Going through a separation or divorce can be both emotionally and financially complicated. For business owners about to divorce, much of the complication has to do with determining income and the value of the business. Further, many business owners are unaware of the paperwork and steps involved in separation/divorce, leading to an unnecessarily long and expensive process. To save time, money and stress, all business owners should read up on the following points before they engage in the separation/divorce process.
When a married couple separates in Ontario, they must disclose to each other the property they accumulated during the marriage. In this case, a list of each spouse’s individual and jointly owned property is detailed with values for date of marriage and date of separation. In this context, “property” refers to anything owned by a person such as cars, household items, bank accounts, pensions, and yes, business interests. Debts are also included as “property”, so debts such as mortgage, car loans and/or credit cards are also part of the equation.

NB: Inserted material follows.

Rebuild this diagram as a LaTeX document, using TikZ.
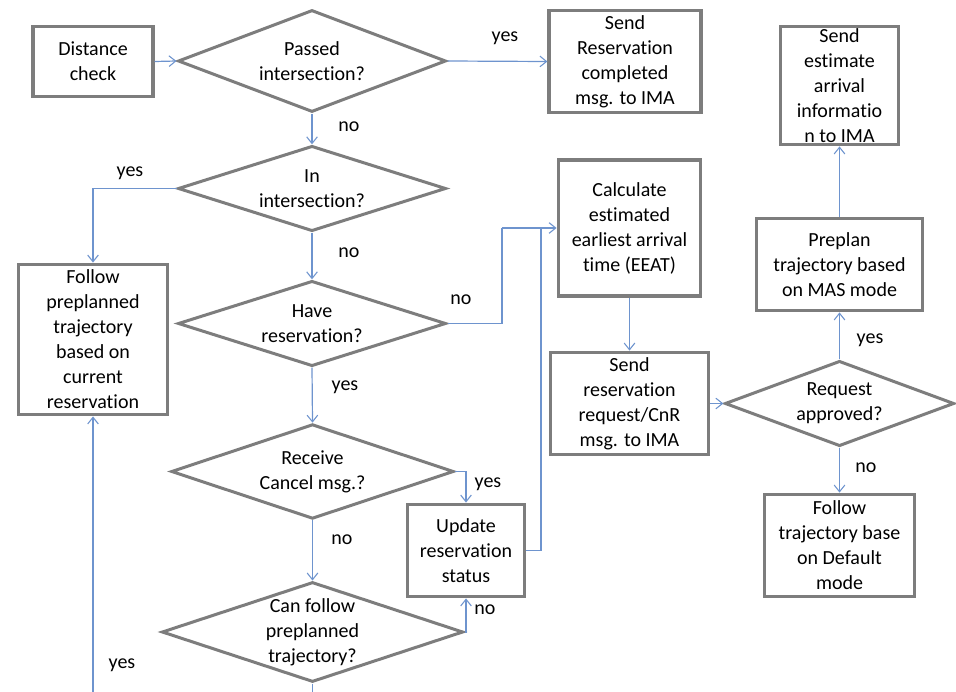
\documentclass[tikz,border=0pt]{standalone}
\usepackage{fontspec}
\setmainfont{Carlito}[Ligatures=NoCommon]
\usetikzlibrary{shapes.geometric,arrows.meta}
\definecolor{boxgray}{RGB}{125,125,125}
\definecolor{flowblue}{RGB}{110,148,206}
\tikzset{
  every node/.style={font=\fontsize{15}{18.75}\selectfont, text=black},
  procbox/.style={draw=boxgray, line width=2.4pt, fill=white, rectangle,
    inner sep=0pt, align=center},
  decision/.style={draw=boxgray, line width=2.25pt, fill=white, diamond,
    inner sep=0pt},
  dtext/.style={align=center, inner sep=0pt},
  flow/.style={draw=flowblue, line width=0.9pt,
    -{Straight Barb[length=5pt,width=8pt,line width=0.8pt]}},
  plain/.style={draw=flowblue, line width=0.9pt},
  lbl/.style={inner sep=0pt}
}
\begin{document}
\begin{tikzpicture}[x=0.75pt, y=-0.75pt]
\useasboundingbox (0,0) rectangle (956,692);

% process boxes
\node[procbox, minimum width=90pt, minimum height=53pt] (dist) at (93,61.5) {Distance\\check};
\node[procbox, minimum width=114pt, minimum height=77pt] (sendres) at (625,61.5) {Send\\Reservation\\completed\\msg. to IMA};
\node[procbox, minimum width=89pt, minimum height=89pt] (sendest) at (839.5,85.5) {Send\\estimate\\arrival\\informatio\\n to IMA};
\node[procbox, minimum width=107pt, minimum height=102pt] (calc) at (629.5,228) {Calculate\\estimated\\earliest arrival\\time (EEAT)};
\node[procbox, minimum width=125pt, minimum height=69.5pt] (preplan) at (839.5,264.5) {Preplan\\trajectory based\\on MAS mode};
\node[procbox, minimum width=112pt, minimum height=113pt] (follow) at (93,339.5) {Follow\\preplanned\\trajectory\\based on\\current\\reservation};
\node[procbox, minimum width=119pt, minimum height=77pt] (sendreq) at (629.5,403.5) {Send\\reservation\\request/CnR\\msg. to IMA};
\node[procbox, minimum width=88pt, minimum height=69.5pt] (update) at (466,550.5) {Update\\reservation\\status};
\node[procbox, minimum width=113pt, minimum height=77pt] (default) at (839.5,545.5) {Follow\\trajectory base\\on Default\\mode};

% decision diamonds
\node[decision, minimum width=201pt, minimum height=76.5pt] (passed) at (312,61) {};
\node[dtext] at (passed) {Passed\\intersection?};
\node[decision, minimum width=201pt, minimum height=64pt] (inter) at (312,188.5) {};
\node[dtext] at (inter) {In\\intersection?};
\node[decision, minimum width=201pt, minimum height=64pt] (have) at (312,323.5) {};
\node[dtext] at (have) {Have\\reservation?};
\node[decision, minimum width=212pt, minimum height=71pt] (receive) at (312.5,471.5) {};
\node[dtext] at (receive) {Receive\\Cancel msg.?};
\node[decision, minimum width=226pt, minimum height=75pt] (canfollow) at (312.5,632) {};
\node[dtext] at (canfollow) {Can follow\\preplanned\\trajectory?};
\node[decision, minimum width=172pt, minimum height=64pt] (approved) at (839.5,403.5) {};
\node[dtext] at (approved) {Request\\approved?};

% junction points
\coordinate (j1) at (502,228);
\coordinate (j2) at (541,228);
\coordinate (bot1) at (312.5,692);
\coordinate (bot2) at (93,692);

% connectors
\draw[flow] (dist.east) -- (passed.west);
\draw[flow] (passed.east) -- (sendres.west);
\draw[flow] (passed.south) -- (inter.north);
\draw[flow] (inter.west) -| (follow.north);
\draw[flow] (inter.south) -- (have.north);
\draw[plain] (have.east) -| (j1);
\draw[plain] (update.east) -| (j2);
\draw[flow] (j1) -- (calc.west);
\draw[flow] (have.south) -- (receive.north);
\draw[flow] (receive.east) -| (update.north);
\draw[flow] (receive.south) -- (canfollow.north);
\draw[flow] (canfollow.east) -| (update.south);
\draw[plain] (canfollow.south) -- (bot1);
\draw[flow] (bot2) -- (follow.south);
\draw[flow] (calc.south) -- (sendreq.north);
\draw[flow] (sendreq.east) -- (approved.west);
\draw[flow] (approved.north) -- (preplan.south);
\draw[flow] (preplan.north) -- (sendest.south);
\draw[flow] (approved.south) -- (default.north);

% branch labels
\node[lbl] at (505,38) {yes};
\node[lbl] at (349,127) {no};
\node[lbl] at (130,173) {yes};
\node[lbl] at (349,253) {no};
\node[lbl] at (461,300) {no};
\node[lbl] at (345,387) {yes};
\node[lbl] at (488,484) {yes};
\node[lbl] at (342,540) {no};
\node[lbl] at (485,610) {no};
\node[lbl] at (122,665) {yes};
\node[lbl] at (870,340) {yes};
\node[lbl] at (866,468) {no};
\end{tikzpicture}
\end{document}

The idea is that the couple is sharing, equally, the increase in value of their net assets (assets minus liabilities).
There are many different ways people value their business in divorce. Certainly, the larger the business, the more difficult it can be to determine its value. In these cases, one of the most common ways is to obtain a valuation from a Chartered Business Valuator (CBV). A CBV is a certified professional who can quantify a business by reviewing its profitability, tangible and intangible assets and future cash flows.
If child-support and/or spousal support are issues in your separation/divorce, then you will have to provide proof of your income. This is relatively straightforward for individuals who work for a company where their income is reported on a T4. In this case, pay-stubs, T4 slips and Notice of Assessments can be the best proof of income.
Typically, if you are self-employed, the aforementioned proof is not good enough for determining support because the Income Tax Act allows self-employed individuals to deduct a variety of business expenses, therefore reducing your income. These deductions however are not all permissible under the Family Law Act (FLA), which clearly complicates matters. As a self-employed individual, you would need to go through all of the business expenses you used to reduce your income to see if they can also legitimately be deducted for the purposes of paying support. If the expenses cannot be deducted, these would be added back to the income, increasing your support obligations.
Given all of this, if you are self-employed, it is extremely important to prepare your income statement in conjunction with a lawyer and business accountant to accurately determine your income and satisfy the disclosure obligations under the FLA (Family Law Act).
Blog posts and podcasts are for informational purposes only and do not constitute legal advice.